AIM OF THE EXERCISE – Only the lines holding the string "this" are needed. Copy each one.
**** DATA PROVIDED ****
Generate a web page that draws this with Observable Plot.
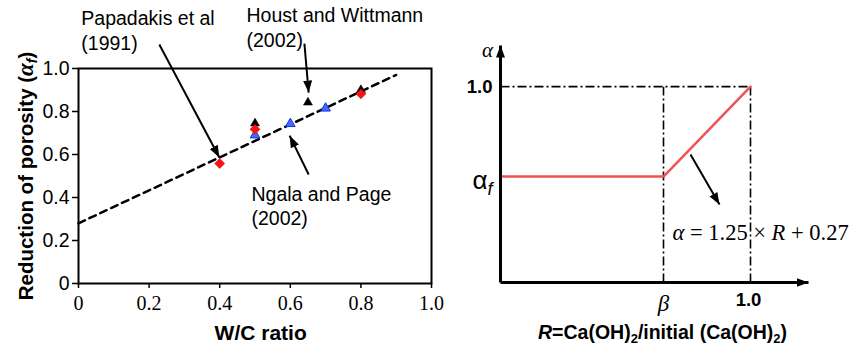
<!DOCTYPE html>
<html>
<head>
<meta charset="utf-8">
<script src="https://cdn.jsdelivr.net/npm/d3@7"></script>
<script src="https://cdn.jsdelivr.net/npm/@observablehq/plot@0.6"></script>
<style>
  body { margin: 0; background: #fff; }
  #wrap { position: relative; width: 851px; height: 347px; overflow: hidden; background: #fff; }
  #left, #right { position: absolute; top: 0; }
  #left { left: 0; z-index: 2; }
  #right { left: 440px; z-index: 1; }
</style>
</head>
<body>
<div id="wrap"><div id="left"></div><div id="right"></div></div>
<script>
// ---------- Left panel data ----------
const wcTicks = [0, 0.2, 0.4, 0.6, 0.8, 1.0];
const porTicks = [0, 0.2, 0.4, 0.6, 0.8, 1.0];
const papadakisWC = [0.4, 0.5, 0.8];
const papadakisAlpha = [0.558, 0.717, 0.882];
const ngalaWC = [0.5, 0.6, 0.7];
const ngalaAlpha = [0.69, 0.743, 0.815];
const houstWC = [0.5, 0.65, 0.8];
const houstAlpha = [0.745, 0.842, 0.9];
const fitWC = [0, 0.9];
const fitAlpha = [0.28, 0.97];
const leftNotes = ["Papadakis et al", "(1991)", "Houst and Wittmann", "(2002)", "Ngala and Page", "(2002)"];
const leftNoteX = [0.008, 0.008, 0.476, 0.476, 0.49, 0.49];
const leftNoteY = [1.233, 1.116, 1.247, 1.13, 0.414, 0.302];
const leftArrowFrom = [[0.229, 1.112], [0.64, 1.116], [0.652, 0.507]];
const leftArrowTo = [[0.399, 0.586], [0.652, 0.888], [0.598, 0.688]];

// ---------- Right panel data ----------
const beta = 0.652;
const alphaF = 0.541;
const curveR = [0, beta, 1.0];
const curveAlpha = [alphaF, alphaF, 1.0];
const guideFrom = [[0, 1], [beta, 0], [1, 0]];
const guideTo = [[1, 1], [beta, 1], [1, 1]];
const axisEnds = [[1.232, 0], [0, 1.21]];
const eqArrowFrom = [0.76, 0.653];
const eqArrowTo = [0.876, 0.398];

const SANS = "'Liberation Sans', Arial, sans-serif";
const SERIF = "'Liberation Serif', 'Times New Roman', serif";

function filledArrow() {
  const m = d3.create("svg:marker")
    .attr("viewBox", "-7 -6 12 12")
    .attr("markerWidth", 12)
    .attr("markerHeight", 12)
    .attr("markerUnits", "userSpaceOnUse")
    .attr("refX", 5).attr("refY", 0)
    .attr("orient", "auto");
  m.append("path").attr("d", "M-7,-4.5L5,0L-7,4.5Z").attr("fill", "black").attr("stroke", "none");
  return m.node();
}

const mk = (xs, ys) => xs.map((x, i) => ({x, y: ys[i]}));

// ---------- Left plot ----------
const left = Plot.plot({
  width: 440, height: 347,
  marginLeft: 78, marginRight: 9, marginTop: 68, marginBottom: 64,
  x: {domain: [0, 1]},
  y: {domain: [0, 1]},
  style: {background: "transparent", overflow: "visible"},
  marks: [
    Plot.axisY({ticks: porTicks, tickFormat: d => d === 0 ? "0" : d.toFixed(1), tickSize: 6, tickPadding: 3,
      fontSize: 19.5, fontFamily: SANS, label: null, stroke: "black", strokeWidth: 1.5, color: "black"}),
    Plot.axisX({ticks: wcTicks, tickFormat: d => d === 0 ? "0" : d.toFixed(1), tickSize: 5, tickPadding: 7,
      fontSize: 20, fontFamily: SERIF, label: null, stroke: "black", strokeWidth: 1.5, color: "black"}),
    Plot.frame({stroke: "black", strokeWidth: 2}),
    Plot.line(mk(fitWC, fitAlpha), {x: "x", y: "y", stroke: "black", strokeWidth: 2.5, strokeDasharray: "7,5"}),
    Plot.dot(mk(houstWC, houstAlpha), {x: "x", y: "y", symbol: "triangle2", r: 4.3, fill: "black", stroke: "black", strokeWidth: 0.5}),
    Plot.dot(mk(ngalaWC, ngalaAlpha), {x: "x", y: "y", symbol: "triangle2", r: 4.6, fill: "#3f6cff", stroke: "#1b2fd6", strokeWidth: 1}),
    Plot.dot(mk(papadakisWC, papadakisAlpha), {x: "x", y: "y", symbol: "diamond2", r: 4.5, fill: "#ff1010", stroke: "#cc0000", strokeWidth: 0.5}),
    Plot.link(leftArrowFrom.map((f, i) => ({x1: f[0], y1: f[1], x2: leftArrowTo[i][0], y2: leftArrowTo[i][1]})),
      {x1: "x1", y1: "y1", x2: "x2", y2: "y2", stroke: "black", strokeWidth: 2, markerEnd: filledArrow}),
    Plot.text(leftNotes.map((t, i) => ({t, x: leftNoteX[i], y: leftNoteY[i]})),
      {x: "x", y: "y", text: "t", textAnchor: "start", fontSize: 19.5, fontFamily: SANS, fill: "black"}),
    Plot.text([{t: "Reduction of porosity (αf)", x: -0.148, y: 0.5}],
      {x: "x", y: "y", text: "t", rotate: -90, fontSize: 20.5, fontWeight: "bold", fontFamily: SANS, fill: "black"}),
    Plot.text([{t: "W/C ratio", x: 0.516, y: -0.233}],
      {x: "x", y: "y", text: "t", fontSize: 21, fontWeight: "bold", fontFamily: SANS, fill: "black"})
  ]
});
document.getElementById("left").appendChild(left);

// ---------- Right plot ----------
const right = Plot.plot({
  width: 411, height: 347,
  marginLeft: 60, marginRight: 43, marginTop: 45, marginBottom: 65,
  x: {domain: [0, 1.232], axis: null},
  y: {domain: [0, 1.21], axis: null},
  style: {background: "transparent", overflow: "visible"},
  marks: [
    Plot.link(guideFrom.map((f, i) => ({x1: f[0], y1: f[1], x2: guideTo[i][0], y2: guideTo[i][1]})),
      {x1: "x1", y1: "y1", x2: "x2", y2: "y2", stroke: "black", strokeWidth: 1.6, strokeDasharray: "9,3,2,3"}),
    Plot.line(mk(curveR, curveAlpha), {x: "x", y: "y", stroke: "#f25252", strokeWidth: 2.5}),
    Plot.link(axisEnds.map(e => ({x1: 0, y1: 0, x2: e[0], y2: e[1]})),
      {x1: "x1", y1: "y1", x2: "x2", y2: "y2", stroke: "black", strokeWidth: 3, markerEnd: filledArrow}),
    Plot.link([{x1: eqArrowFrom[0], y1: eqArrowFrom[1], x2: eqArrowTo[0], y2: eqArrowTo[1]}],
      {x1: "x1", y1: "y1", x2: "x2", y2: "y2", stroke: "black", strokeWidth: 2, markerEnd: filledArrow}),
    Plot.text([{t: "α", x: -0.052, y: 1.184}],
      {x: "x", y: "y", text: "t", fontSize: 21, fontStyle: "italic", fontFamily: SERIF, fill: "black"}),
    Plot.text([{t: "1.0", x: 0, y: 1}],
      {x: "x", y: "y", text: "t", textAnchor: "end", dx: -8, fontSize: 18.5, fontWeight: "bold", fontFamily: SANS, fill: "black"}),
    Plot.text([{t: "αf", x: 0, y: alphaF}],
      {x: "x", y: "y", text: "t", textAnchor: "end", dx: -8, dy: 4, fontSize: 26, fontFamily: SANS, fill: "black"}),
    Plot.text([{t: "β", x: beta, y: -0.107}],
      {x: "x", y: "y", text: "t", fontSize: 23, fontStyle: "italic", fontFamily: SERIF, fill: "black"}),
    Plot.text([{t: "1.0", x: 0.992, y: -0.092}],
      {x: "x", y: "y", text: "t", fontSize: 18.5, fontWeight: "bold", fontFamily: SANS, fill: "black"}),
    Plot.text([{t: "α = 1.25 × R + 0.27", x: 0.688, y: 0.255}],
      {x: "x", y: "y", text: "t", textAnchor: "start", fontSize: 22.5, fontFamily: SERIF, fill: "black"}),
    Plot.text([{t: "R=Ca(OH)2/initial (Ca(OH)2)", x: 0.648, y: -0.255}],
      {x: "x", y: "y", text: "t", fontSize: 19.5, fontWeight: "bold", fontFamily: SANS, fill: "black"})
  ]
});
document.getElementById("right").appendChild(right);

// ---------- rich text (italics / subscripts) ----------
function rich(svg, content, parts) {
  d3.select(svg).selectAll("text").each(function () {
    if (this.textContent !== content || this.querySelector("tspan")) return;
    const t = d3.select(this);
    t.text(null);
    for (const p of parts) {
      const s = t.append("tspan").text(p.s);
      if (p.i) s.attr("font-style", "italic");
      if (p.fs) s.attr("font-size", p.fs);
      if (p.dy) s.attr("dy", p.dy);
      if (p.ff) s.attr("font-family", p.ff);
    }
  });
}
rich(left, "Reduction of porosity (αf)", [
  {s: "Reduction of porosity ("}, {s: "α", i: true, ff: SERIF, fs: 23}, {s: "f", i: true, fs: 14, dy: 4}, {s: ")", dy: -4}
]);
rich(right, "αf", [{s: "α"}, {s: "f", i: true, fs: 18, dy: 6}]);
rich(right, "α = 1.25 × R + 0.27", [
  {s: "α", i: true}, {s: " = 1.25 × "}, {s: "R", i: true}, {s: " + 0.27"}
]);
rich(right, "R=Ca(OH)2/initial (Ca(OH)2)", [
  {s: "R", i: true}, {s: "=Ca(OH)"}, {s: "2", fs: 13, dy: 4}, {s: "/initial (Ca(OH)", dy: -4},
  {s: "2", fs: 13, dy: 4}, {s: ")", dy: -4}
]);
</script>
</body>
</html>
****
RESULT OF THE TASK –
Generate a web page that draws this with Observable Plot.
    if (this.textContent !== content || this.querySelector("tspan")) return;
    const t = d3.select(this);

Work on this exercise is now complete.